- WHAT YOU WILL DO -
Line by line, repeat the data below exactly, beginning at the first line and ending at the line with "(salt) at (19,238)". Omit pictures.

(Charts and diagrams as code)
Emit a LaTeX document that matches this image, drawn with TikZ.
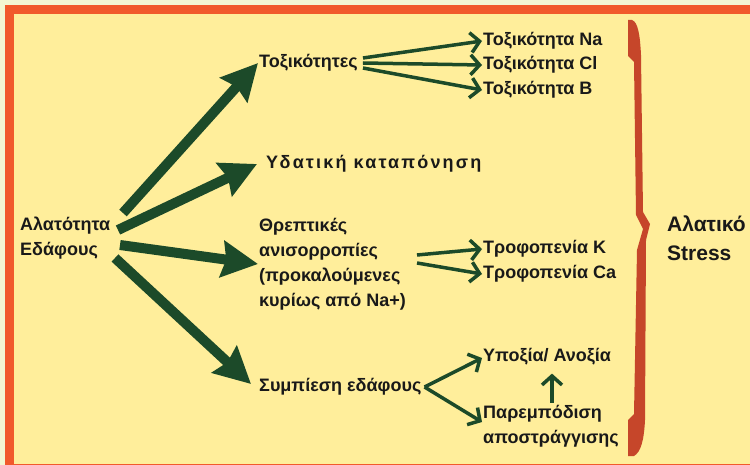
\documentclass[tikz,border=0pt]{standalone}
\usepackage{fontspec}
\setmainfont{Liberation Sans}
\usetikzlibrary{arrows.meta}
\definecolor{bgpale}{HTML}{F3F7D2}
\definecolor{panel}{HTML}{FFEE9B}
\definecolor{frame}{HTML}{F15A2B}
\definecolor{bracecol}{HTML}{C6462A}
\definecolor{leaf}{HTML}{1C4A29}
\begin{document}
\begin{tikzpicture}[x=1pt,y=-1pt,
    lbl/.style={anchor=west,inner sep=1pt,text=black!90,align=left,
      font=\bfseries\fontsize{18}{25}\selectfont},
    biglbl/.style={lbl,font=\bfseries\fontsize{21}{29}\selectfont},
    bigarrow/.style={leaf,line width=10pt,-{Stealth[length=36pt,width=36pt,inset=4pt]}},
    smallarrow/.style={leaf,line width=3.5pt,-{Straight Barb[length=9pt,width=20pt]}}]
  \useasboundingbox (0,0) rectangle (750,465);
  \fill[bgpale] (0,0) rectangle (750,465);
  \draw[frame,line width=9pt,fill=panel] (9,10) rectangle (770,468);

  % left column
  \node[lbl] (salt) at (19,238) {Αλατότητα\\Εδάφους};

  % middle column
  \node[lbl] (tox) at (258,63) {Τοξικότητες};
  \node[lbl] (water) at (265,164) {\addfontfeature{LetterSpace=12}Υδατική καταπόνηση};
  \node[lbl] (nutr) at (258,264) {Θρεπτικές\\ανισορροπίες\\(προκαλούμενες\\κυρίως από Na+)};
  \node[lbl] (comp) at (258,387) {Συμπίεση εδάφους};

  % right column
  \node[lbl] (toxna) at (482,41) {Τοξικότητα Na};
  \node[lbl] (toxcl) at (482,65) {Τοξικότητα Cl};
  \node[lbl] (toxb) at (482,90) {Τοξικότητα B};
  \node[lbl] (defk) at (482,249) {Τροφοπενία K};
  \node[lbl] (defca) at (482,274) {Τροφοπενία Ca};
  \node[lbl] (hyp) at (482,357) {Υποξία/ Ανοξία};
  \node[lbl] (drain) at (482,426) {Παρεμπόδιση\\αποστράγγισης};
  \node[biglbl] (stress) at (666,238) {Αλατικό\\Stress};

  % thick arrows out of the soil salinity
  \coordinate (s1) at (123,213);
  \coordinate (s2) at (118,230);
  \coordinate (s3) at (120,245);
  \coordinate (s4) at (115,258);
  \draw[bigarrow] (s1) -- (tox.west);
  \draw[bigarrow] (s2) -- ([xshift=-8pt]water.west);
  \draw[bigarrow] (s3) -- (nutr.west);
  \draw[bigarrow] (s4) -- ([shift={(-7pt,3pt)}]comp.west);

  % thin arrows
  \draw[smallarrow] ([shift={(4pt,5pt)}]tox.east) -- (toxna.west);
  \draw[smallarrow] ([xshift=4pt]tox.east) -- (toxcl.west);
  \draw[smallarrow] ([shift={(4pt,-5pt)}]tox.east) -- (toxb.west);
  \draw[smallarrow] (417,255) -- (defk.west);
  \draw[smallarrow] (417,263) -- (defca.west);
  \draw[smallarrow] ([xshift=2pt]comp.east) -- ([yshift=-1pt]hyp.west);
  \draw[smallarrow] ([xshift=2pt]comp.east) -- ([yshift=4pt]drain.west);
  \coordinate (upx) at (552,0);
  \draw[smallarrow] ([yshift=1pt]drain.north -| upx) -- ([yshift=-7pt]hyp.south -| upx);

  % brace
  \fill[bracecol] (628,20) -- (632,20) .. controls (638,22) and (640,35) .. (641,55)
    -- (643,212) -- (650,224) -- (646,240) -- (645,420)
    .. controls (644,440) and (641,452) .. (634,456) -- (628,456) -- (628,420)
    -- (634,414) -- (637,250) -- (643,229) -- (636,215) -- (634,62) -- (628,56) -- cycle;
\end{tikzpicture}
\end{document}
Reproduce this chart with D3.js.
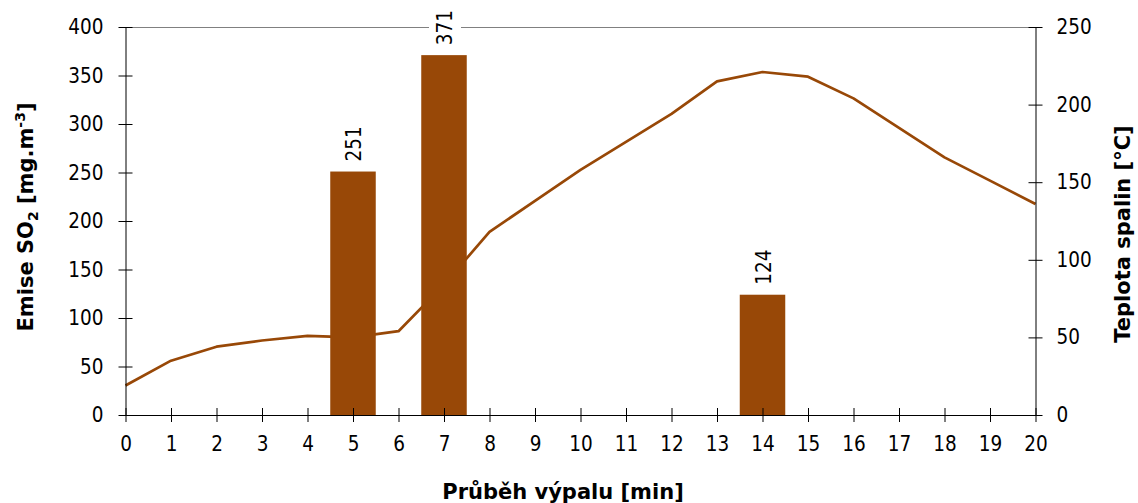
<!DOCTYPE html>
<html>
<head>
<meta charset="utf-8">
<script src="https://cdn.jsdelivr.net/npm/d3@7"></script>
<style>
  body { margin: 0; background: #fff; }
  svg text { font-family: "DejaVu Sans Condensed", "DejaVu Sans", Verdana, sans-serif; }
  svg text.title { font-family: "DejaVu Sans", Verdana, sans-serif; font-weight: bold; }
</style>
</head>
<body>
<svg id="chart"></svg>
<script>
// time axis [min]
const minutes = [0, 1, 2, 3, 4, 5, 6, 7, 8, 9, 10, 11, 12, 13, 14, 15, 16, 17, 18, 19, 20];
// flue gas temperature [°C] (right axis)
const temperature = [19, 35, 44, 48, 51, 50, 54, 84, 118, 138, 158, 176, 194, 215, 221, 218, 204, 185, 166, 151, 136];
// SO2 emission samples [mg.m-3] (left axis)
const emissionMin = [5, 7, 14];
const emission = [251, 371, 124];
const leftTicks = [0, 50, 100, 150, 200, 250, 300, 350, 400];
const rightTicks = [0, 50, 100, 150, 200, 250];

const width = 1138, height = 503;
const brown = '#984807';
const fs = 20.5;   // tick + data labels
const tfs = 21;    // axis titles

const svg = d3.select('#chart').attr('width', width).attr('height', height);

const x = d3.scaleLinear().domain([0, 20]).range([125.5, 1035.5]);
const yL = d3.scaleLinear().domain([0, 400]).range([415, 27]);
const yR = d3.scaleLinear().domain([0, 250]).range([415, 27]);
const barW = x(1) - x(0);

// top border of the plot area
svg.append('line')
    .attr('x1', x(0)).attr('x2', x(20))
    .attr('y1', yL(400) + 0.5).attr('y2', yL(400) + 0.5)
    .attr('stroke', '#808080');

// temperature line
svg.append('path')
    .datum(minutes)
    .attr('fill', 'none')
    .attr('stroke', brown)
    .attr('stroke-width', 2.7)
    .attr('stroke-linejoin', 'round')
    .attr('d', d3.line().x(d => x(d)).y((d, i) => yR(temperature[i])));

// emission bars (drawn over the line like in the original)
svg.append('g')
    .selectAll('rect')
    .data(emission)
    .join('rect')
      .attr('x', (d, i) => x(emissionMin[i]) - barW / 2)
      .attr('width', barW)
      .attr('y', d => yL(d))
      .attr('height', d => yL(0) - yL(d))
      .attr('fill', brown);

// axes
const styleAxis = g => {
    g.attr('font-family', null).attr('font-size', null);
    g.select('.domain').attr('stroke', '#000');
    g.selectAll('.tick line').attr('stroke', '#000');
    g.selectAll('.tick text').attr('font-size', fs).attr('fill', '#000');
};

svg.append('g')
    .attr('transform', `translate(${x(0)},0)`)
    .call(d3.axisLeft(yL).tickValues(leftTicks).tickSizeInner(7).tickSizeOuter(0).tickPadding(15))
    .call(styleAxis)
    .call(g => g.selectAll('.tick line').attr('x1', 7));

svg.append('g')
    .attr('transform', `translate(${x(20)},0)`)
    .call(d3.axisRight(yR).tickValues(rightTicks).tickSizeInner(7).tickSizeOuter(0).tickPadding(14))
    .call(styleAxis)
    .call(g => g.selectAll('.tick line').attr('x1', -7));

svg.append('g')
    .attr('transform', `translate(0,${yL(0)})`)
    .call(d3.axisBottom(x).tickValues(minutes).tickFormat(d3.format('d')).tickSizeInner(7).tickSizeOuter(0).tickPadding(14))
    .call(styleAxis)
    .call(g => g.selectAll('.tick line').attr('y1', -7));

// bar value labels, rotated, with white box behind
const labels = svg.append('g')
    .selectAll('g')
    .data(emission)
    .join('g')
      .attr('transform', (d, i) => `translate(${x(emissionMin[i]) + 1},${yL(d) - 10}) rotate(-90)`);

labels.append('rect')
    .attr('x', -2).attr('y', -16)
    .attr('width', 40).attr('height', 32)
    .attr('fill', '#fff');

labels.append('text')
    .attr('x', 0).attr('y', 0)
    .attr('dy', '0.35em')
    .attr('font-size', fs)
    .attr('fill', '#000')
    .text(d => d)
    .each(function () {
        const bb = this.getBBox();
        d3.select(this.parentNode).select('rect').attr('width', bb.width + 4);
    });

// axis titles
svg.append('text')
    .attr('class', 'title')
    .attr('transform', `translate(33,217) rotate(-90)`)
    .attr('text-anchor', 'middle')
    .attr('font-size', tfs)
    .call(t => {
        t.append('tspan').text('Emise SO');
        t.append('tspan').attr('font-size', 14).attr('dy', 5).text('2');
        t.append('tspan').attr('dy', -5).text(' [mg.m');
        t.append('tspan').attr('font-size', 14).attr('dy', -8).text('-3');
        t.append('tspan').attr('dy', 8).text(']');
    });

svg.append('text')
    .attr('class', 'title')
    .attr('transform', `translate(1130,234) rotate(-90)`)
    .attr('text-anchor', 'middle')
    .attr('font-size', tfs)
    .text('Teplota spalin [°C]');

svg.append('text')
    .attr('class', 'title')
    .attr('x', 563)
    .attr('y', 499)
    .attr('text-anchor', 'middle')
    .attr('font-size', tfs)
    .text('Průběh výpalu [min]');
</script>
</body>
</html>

- SOLUTION TO THIS EXERCISE -
Emit a LaTeX document that matches this image, drawn with TikZ.
\documentclass[tikz,border=0pt]{standalone}
\usepackage{fontspec}
\setmainfont{Liberation Sans}
\usetikzlibrary{arrows.meta}
\definecolor{bgpale}{HTML}{F3F7D2}
\definecolor{panel}{HTML}{FFEE9B}
\definecolor{frame}{HTML}{F15A2B}
\definecolor{bracecol}{HTML}{C6462A}
\definecolor{leaf}{HTML}{1C4A29}
\begin{document}
\begin{tikzpicture}[x=1pt,y=-1pt,
    lbl/.style={anchor=west,inner sep=1pt,text=black!90,align=left,
      font=\bfseries\fontsize{18}{25}\selectfont},
    biglbl/.style={lbl,font=\bfseries\fontsize{21}{29}\selectfont},
    bigarrow/.style={leaf,line width=10pt,-{Stealth[length=36pt,width=36pt,inset=4pt]}},
    smallarrow/.style={leaf,line width=3.5pt,-{Straight Barb[length=9pt,width=20pt]}}]
  \useasboundingbox (0,0) rectangle (750,465);
  \fill[bgpale] (0,0) rectangle (750,465);
  \draw[frame,line width=9pt,fill=panel] (9,10) rectangle (770,468);

  % left column
  \node[lbl] (salt) at (19,238) {Αλατότητα\\Εδάφους};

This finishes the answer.